UNE ENQUÊTE. - BOOS ENCORE FUGITIF.


Les autorités civiles et ecclésiastiques, à l'instigation de quelques prêtres, firent de nouveau jeter en prison les plus fidèles amis de Boos, et surtout les ecclésiastiques connus pour être des partisans. Abraham, l'ancien ami d'enfance du chapelain de Wiggensbach, se fit tristement remarquer parmi ses plus violents adversaires.

Voici une portion de l'interrogatoire qu'on fit subir à un prêtre accusé de tremper dans les hérésies de Boos.
Le Juge. - Connaissez-vous les préceptes enseignés par Martin Boos ?
Le Prêtre. - Oui.

Le Juge. - En quoi consistent-ils ?
Le Prêtre. - Il nous a enseigné la repentance et la foi en Jésus-Christ.

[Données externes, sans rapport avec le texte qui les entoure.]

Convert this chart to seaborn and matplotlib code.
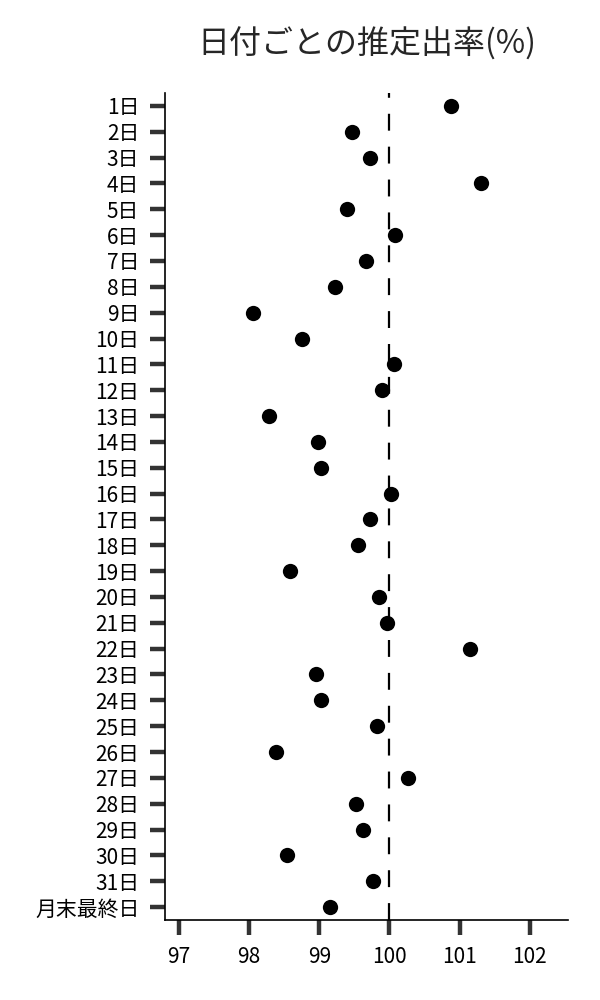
import numpy as np
import pandas as pd
import matplotlib
matplotlib.use("Agg")
import matplotlib.pyplot as plt
import seaborn as sns

# 日付ラベルと推定出率(%)
days = [f"{i}日" for i in range(1, 32)] + ["月末最終日"]
rates = [100.88, 99.47, 99.72, 101.30, 99.40, 100.08, 99.66, 99.22,
         98.05, 98.75, 100.06, 99.90, 98.28, 98.98, 99.02, 100.03,
         99.72, 99.55, 98.58, 99.85, 99.96, 101.15, 98.96, 99.03,
         99.82, 98.38, 100.26, 99.52, 99.62, 98.54, 99.77, 99.15]
x_ticks = [97, 98, 99, 100, 101, 102]
ref_value = 100

df = pd.DataFrame({"day": days, "rate": rates})

sns.set_style("ticks")
plt.rcParams["font.family"] = ["Noto Sans CJK JP", "DejaVu Sans"]

fig = plt.figure(figsize=(6, 10), dpi=100)
ax = fig.add_axes([0.275, 0.08, 0.672, 0.827])

sns.stripplot(data=df, x="rate", y="day", order=days, jitter=False,
              color="black", size=11, ax=ax)
# 基準線 100%
ax.axvline(ref_value, color="black", linewidth=1.6, linestyle=(0, (7.6, 7.2)), zorder=1)

ax.set_xlim(96.8, 102.55)
ax.set_xticks(x_ticks)
ax.set_xlabel("")
ax.set_ylabel("")
ax.set_title("日付ごとの推定出率(%)", fontsize=23, pad=28)

ax.tick_params(axis="both", which="major", length=11, width=3.2, color="#333333",
               labelsize=15, labelcolor="black")
ax.tick_params(axis="y", pad=7.5)
ax.tick_params(axis="x", pad=8)
for side in ["left", "bottom"]:
    ax.spines[side].set_color("black")
    ax.spines[side].set_linewidth(1.2)
sns.despine(ax=ax)

fig.savefig("out.png", dpi=100)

Le Juge. - Qu'entendez-vous pas croire en Jésus-Christ ?
Le Prêtre. - Lorsqu'un homme, éclairé par la grâce de Dieu, se reconnaît misérable pécheur, c'est une joie pour lui de croire au Rédempteur et d'accepter, comme une aumône, son pardon. Les Israélites, mordus par les serpents brûlants, n'avaient qu'à jeter leurs regards sur le serpent d'airain qu'avait élevé Moïse, et ils étaient aussitôt guéris ; il en est de même du pêcheur en regardant à Christ, il obtient la guérison et le salut de son âme (Jean, Ill, 17).

Le Juge. - À quel signe reconnaissez-vous que Christ est en vous ?
Le Prêtre. - Saint Jean dit - « Quiconque confessera que Jésus est le fils de Dieu, Dieu demeure en lui, et lui demeure en Dieu » (1 Jean, IV, 15). On connaît l'arbre à son fruit. Là où est Christ, là est la paix, la joie, la patience, la douceur, la pureté et l'espérance du salut éternel.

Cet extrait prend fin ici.